Write out the material exactly, without any of its pictures.
☆ ☆ ☆
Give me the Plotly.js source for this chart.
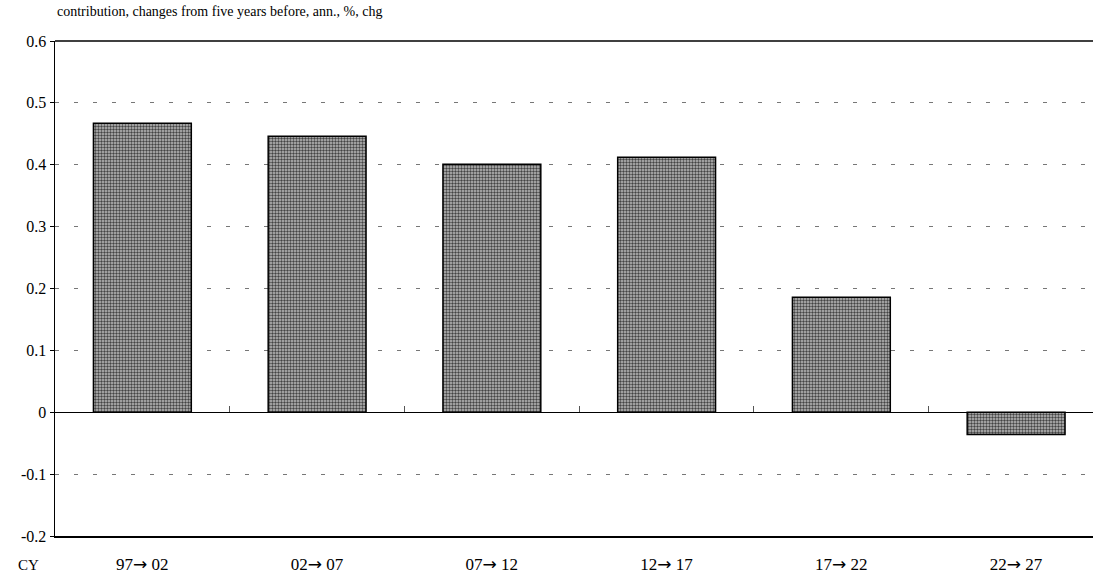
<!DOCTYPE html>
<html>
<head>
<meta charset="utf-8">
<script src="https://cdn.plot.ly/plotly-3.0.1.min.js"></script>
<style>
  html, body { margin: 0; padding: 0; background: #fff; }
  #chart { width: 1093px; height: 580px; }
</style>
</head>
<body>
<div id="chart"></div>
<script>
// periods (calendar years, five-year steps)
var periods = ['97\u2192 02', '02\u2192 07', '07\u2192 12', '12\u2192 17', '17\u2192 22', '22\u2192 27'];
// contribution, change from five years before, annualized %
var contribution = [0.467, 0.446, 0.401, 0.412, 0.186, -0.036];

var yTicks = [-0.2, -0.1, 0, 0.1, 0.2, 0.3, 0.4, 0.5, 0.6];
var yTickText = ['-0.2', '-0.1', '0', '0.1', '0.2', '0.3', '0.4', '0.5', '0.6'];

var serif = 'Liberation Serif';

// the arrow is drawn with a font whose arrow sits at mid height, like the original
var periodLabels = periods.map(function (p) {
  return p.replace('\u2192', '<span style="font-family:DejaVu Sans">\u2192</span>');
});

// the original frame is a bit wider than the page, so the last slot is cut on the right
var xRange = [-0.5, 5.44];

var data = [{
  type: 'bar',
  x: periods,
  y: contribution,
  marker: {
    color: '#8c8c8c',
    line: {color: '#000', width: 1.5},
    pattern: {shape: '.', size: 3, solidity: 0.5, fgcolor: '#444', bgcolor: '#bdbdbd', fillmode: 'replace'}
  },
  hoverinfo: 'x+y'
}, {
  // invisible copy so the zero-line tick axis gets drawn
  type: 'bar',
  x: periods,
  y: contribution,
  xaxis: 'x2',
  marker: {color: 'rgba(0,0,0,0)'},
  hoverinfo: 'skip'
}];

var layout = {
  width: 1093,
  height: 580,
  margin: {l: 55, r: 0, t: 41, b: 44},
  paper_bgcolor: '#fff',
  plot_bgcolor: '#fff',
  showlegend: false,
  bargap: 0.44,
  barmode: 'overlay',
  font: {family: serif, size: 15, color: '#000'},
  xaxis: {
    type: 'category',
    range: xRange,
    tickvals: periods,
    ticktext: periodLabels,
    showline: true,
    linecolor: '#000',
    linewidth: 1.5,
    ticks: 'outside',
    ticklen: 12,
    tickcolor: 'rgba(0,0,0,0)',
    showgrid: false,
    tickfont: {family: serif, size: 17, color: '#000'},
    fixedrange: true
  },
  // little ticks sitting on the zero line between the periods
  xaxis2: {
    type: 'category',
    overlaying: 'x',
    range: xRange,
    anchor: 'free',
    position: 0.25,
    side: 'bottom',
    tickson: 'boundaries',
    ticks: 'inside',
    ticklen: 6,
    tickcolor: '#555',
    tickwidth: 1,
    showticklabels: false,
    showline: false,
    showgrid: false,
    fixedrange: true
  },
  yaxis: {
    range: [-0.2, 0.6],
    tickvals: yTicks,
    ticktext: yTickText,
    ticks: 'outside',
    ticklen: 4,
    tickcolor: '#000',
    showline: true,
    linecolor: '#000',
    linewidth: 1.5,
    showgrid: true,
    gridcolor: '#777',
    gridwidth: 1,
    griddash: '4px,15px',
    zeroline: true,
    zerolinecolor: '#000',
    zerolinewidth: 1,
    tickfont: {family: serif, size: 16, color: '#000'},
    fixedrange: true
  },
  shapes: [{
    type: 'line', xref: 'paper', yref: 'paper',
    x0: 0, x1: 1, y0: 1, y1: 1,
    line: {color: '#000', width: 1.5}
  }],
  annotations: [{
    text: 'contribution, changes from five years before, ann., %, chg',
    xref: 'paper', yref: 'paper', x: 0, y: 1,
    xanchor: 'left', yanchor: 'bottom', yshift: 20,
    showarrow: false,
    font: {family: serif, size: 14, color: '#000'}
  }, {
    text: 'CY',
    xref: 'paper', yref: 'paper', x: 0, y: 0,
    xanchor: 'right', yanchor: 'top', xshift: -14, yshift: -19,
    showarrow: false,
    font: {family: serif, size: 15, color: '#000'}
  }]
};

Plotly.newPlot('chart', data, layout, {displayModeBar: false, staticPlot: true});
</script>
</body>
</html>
☆ ☆ ☆
ANSWER FOR THE TASK:
Give me the Plotly.js source for this chart.
<!DOCTYPE html>
<html>
<head>
<meta charset="utf-8">
<script src="https://cdn.plot.ly/plotly-3.0.1.min.js"></script>
<style>
  html, body { margin: 0; padding: 0; background: #fff; }
  #chart { width: 1093px; height: 580px; }
</style>
</head>
<body>
<div id="chart"></div>
<script>
// periods (calendar years, five-year steps)
var periods = ['97\u2192 02', '02\u2192 07', '07\u2192 12', '12\u2192 17', '17\u2192 22', '22\u2192 27'];
// contribution, change from five years before, annualized %
var contribution = [0.467, 0.446, 0.401, 0.412, 0.186, -0.036];

var yTicks = [-0.2, -0.1, 0, 0.1, 0.2, 0.3, 0.4, 0.5, 0.6];
var yTickText = ['-0.2', '-0.1', '0', '0.1', '0.2', '0.3', '0.4', '0.5', '0.6'];

var serif = 'Liberation Serif';

// the arrow is drawn with a font whose arrow sits at mid height, like the original
var periodLabels = periods.map(function (p) {
  return p.replace('\u2192', '<span style="font-family:DejaVu Sans">\u2192</span>');
});

// the original frame is a bit wider than the page, so the last slot is cut on the right
var xRange = [-0.5, 5.44];

var data = [{
  type: 'bar',
  x: periods,
  y: contribution,
  marker: {
    color: '#8c8c8c',
    line: {color: '#000', width: 1.5},
    pattern: {shape: '.', size: 3, solidity: 0.5, fgcolor: '#444', bgcolor: '#bdbdbd', fillmode: 'replace'}
  },
  hoverinfo: 'x+y'
}, {
  // invisible copy so the zero-line tick axis gets drawn
  type: 'bar',
  x: periods,
  y: contribution,
  xaxis: 'x2',
  marker: {color: 'rgba(0,0,0,0)'},
  hoverinfo: 'skip'
}];

var layout = {
  width: 1093,
  height: 580,
  margin: {l: 55, r: 0, t: 41, b: 44},
  paper_bgcolor: '#fff',
  plot_bgcolor: '#fff',
  showlegend: false,
  bargap: 0.44,
  barmode: 'overlay',
  font: {family: serif, size: 15, color: '#000'},
  xaxis: {
    type: 'category',
    range: xRange,
    tickvals: periods,
    ticktext: periodLabels,
    showline: true,
    linecolor: '#000',
    linewidth: 1.5,
    ticks: 'outside',
    ticklen: 12,
    tickcolor: 'rgba(0,0,0,0)',
    showgrid: false,
    tickfont: {family: serif, size: 17, color: '#000'},
    fixedrange: true
  },
  // little ticks sitting on the zero line between the periods
  xaxis2: {
    type: 'category',
    overlaying: 'x',
    range: xRange,
    anchor: 'free',
    position: 0.25,
    side: 'bottom',
    tickson: 'boundaries',
    ticks: 'inside',
    ticklen: 6,
    tickcolor: '#555',
    tickwidth: 1,
    showticklabels: false,
    showline: false,
    showgrid: false,
    fixedrange: true
  },
  yaxis: {
    range: [-0.2, 0.6],
    tickvals: yTicks,
    ticktext: yTickText,
    ticks: 'outside',
    ticklen: 4,
    tickcolor: '#000',
    showline: true,
    linecolor: '#000',
    linewidth: 1.5,
    showgrid: true,
    gridcolor: '#777',
    gridwidth: 1,
    griddash: '4px,15px',
    zeroline: true,
    zerolinecolor: '#000',
    zerolinewidth: 1,
    tickfont: {family: serif, size: 16, color: '#000'},
    fixedrange: true
  },
  shapes: [{
    type: 'line', xref: 'paper', yref: 'paper',
    x0: 0, x1: 1, y0: 1, y1: 1,
    line: {color: '#000', width: 1.5}
  }],
  annotations: [{
    text: 'contribution, changes from five years before, ann., %, chg',
    xref: 'paper', yref: 'paper', x: 0, y: 1,
    xanchor: 'left', yanchor: 'bottom', yshift: 20,
    showarrow: false,
    font: {family: serif, size: 14, color: '#000'}
  }, {
    text: 'CY',
    xref: 'paper', yref: 'paper', x: 0, y: 0,
    xanchor: 'right', yanchor: 'top', xshift: -14, yshift: -19,
    showarrow: false,
    font: {family: serif, size: 15, color: '#000'}
  }]
};

Plotly.newPlot('chart', data, layout, {displayModeBar: false, staticPlot: true});
</script>
</body>
</html>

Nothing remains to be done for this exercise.